I always say, “If you wanna be like the big boys, you gotta use what the big boys use.”
I sanded one board by hand… my first board. So yes, it can be done.
Then I sanded about 20 boards with a random orbital. Better job, and faster.
Then I got my hands on a variable speed grinder/polisher. Totally F’d up my first 3 or 4 boards, then started to learn from my mistakes.
If I had started with a sander on my first board, my 25th board would have come out SWEET. Instead, a lot of work went to waste having to patch, fair, re-hotcoat, and re-sand all my mistakes.
I do all my sanding by hand. I’m not one of the big boys. I work in our condo bedroom so I can’t make clouds of dust or excessive noise.

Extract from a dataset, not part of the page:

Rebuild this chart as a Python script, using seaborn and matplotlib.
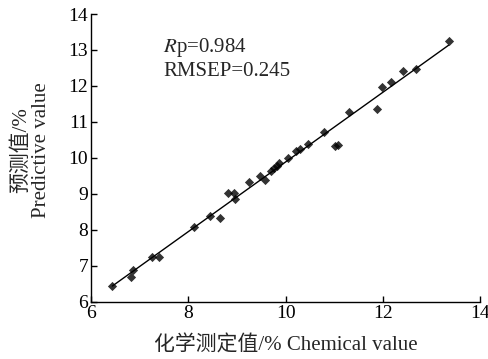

I can still get decent finish. I just have to burn more calories.
I got a cheap ozito ROS for my backyard hacking. Man it makes a difference. The proper sander/polishers are not cheap, even the crap ones, but the ROS goes great for me and my 1 or 2 boards every now and then. Though i dont really sand the deck, it gets covered in wax hehe.
Howzit Jim, When I worked for P.F. I only glassed and didn't have to sand but when I did boards for myself at home I hand sanded them and that was before I learned how to use a grinder. I didn't mind it at all but in the late 60's and 70's weight was not a big factor. Now adays most everyone wants them light and strong and my short boards were just that. For some reason most of my longboards were a little heavier, and I sanded the heck out of them.Aloha,Kokua
a good pad is at least 40 bucks and a cheap sander is not too good to sand a board. i used cheap sanders and they have vibration issues and lousy start up and often speed control is not so good.
yes i use a machine but its a rupes and very high quality . it has lots of torque at very low speed so i can go to 400 dry without clogging. so in this way i rip over the hotcoat with 80 then a finish coat that gets a light 400 grit or 320 if im feeling lazy or the finish isnt perfectly flat.this machine is so good i can use it with wet and dry from stop and spin it very very slow with lots of pressure. it is also superior for polishing
so the board is only sanded twice and it has a good tough finish. combine this with 5oz and top qaulity urethane and i can produce a board that is very tough compared with an industry standard shop board
there is a friend i have that comes and makes boards at my factory and he often lams at night when its to cold and leaves hotcoats for days before sanding them. i think i can sand a board by hand with 60 grit, faster then he can use a machine because i sand it as soon as the board is cured and the the resin is still reasonably soft. this makes a huge difference to sanding times and ease
even when i machine sand a board i stll finish the rails by hand and run over the flats with a long block and check under shapers lights. i think a begginer and even guys that have done a few boards can easily get sandthroughs with a machine especially if there laps are rough or around plugs and tail . this problem could be amplified by using a cheap sander.
a begginer will get a better result sanding with blocks at the right cure time. then even someone with more experience and cheap machine and wrong cure time.
One of the Oceanside Valley glass shops begs me for work, when I have succumb and used them, the sand jobs are never optically flat, just sand until there is no shine, that is the big problem with most production glass shop. I have always run the flats until they are just that, flat and checked the lap line also.
The gloss and polish is only as good as the sanding under it
sand throughs can also result from uneven shaping. But you wouldn’t be getting any though? Looking at the quality of your work and considering that you are doing the sanding by hand.
Two possible motives for building a board are a) Learn the skills of board-building b) get an appreciation of just how good the top industry pros are.
Sanding is a skill worth learning. I got to use the Makita sander-polisher although never owned one. I did some work for a surf shop which was starting up with board building and used the shop tools. Prior to that I lucky enough to be taught by a pro in an established factory. The pro told me that the aim was to get the board back to what the shaper intended after the glassing had softened the rail shape. He described it as “secondary shaping”
My suggestion to the aspiring home sander is to learn how to use the sander-polisher. Start with the sander straight away, patch up the inevitable sand throughs then survey the work and say to oneself: damn those industry pros must be good to make a living from this.
I hate to say this, but I had one wanna be home shaper who’s shapes looked like they were done 6" at a time, they would get sanded through, 6" at a time, but a competent shaper would not get his work sanded through, except in complete error, i:e, tripping over the sander cord, overtly floated laps, etc.